Delegates also backed a motion calling for reformed GCSEs, A-levels and vocational qualifications to include an “appropriate balance between knowledge, understanding and skill acquisition”.

Alan Mottershead, head of Trinity School in Carlisle, said the move from regular assessment to high stakes, end-of-course exams between Key Stage 2 and Key Stage 4 risked creating a “five-year programme of examinations”.

“The damage that this may do to a broad and balanced curriculum across the secondary phase, in particular in GCSE and A-level years, is incalculable,” he said.

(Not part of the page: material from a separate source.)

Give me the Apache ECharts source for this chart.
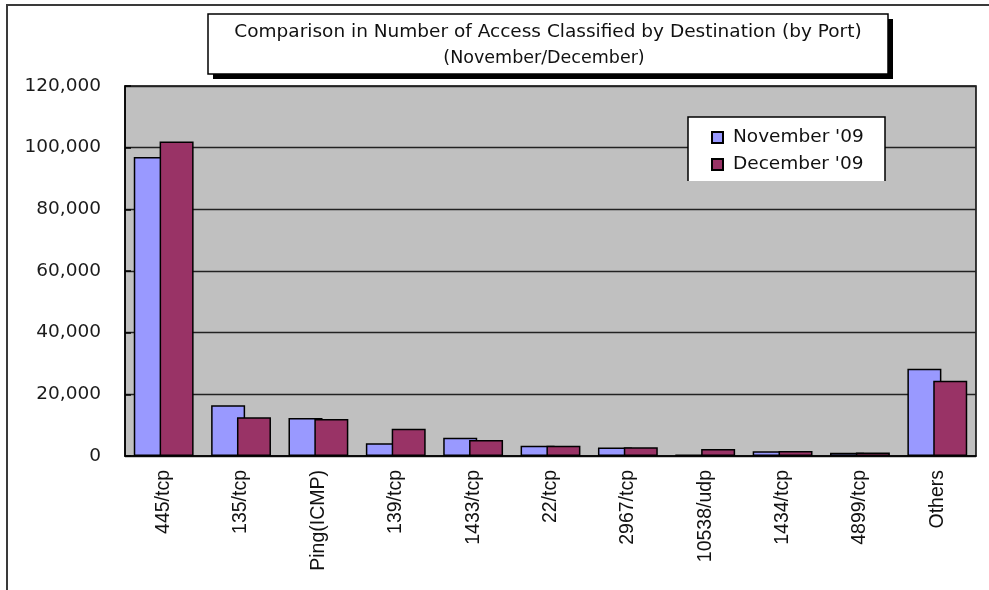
<!DOCTYPE html>
<html>
<head>
<meta charset="utf-8">
<script src="https://cdn.jsdelivr.net/npm/echarts@6/dist/echarts.min.js"></script>
<style>
  html, body { margin: 0; padding: 0; background: #fff; }
  #chart { width: 989px; height: 590px; }
</style>
</head>
<body>
<div id="chart"></div>
<script>
var ports = ['445/tcp', '135/tcp', 'Ping(ICMP)', '139/tcp', '1433/tcp', '22/tcp', '2967/tcp', '10538/udp', '1434/tcp', '4899/tcp', 'Others'];
var november = [97000, 16500, 12300, 4100, 5900, 3350, 2750, 500, 1550, 1050, 28300];
var december = [102000, 12600, 12000, 8850, 5200, 3300, 2850, 2300, 1650, 1100, 24400];
var seriesNames = ["November '09", "December '09"];
var yTicks = { min: 0, max: 120000, step: 20000 };

var chart = echarts.init(document.getElementById('chart'));

chart.setOption({
	animation: false,
	backgroundColor: '#fff',
	graphic: [
		// outer frame
		{ type: 'rect', z: 0, shape: { x: 7, y: 5, width: 1000, height: 620 },
			style: { fill: 'none', stroke: '#3a3a3a', lineWidth: 2 } },
		// title box with shadow
		{ type: 'rect', z: 10, shape: { x: 213, y: 19, width: 680, height: 60 },
			style: { fill: '#000' } },
		{ type: 'rect', z: 11, shape: { x: 208, y: 14, width: 680, height: 60 },
			style: { fill: '#fff', stroke: '#000', lineWidth: 1.5 } },
		{ type: 'text', z: 12, x: 548, y: 32,
			style: { text: 'Comparison in Number of Access Classified by Destination (by Port)', fill: '#111',
				font: '18.5px "DejaVu Sans"', align: 'center', verticalAlign: 'middle' } },
		{ type: 'text', z: 12, x: 544, y: 58,
			style: { text: '(November/December)', fill: '#111',
				font: '17.5px "DejaVu Sans"', align: 'center', verticalAlign: 'middle' } },
		// legend box (open at the bottom)
		{ type: 'rect', z: 10, shape: { x: 688, y: 117, width: 197, height: 64 },
			style: { fill: '#fff' } },
		{ type: 'polyline', z: 11, shape: { points: [[688, 181], [688, 117], [885, 117], [885, 181]] },
			style: { fill: 'none', stroke: '#000', lineWidth: 1.5 } }
	],
	legend: {
		z: 20,
		orient: 'vertical',
		left: 706,
		top: 123,
		itemWidth: 11,
		itemHeight: 11,
		itemGap: 8,
		icon: 'rect',
		textStyle: { fontFamily: 'DejaVu Sans', fontSize: 18.5, color: '#111', padding: [0, 0, 0, 5] },
		data: seriesNames
	},
	grid: {
		left: 125, right: 13, top: 86, bottom: 134,
		outerBoundsMode: 'none',
		show: true,
		backgroundColor: '#c0c0c0',
		borderColor: '#000',
		borderWidth: 1.5
	},
	xAxis: {
		type: 'category',
		data: ports,
		axisLine: { lineStyle: { color: '#000', width: 1.5 } },
		axisTick: { inside: true, length: 6, lineStyle: { color: '#000', width: 1.5 } },
		axisLabel: { rotate: 90, margin: 14, fontFamily: 'Liberation Sans', fontSize: 19.5, color: '#111', interval: 0 }
	},
	yAxis: {
		type: 'value',
		min: yTicks.min,
		max: yTicks.max,
		interval: yTicks.step,
		axisLine: { show: true, lineStyle: { color: '#000', width: 1.5 } },
		axisTick: { show: true, inside: true, length: 6, lineStyle: { color: '#000', width: 1.5 } },
		splitLine: { lineStyle: { color: '#222', width: 1.3 } },
		axisLabel: {
			margin: 24,
			fontFamily: 'DejaVu Sans', fontSize: 18.5, color: '#1b1b1b',
			formatter: function (v) { return v.toLocaleString('en-US'); }
		}
	},
	series: [
		{
			name: seriesNames[0], type: 'bar', data: november,
			barWidth: 34, barGap: '-24%',
			itemStyle: { color: '#9999ff', borderColor: '#000', borderWidth: 1.5 }
		},
		{
			name: seriesNames[1], type: 'bar', data: december,
			barWidth: 34,
			itemStyle: { color: '#993366', borderColor: '#000', borderWidth: 1.5 }
		}
	]
});
</script>
</body>
</html>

Mr Mottershead also argued that exams could become more focused on “memory recall” than understanding, adding: “Exams will be even more of an unreliable and unrepresentative picture of a student’s work or real ability.

“It will also deny the richness, exploration, curiosity, wonder, questioning and many other things which characterise a real education. They will be replaced by, ‘learn this and make your answer book like that’.”

Despite the strong backing for scrapping floor targets, conference delegates watered down some of the union’s other proposals, including reducing the length of the summer holiday and spreading breaks more evenly throughout the year.

While 55 per cent of members backed plans to explore altering term structures, members decided in a private session that further research should be carried out first.

Members also amended controversial proposals to give admissions priority to children eligible for free school meals, deciding that an impact assessment should be carried out before a final decision is made.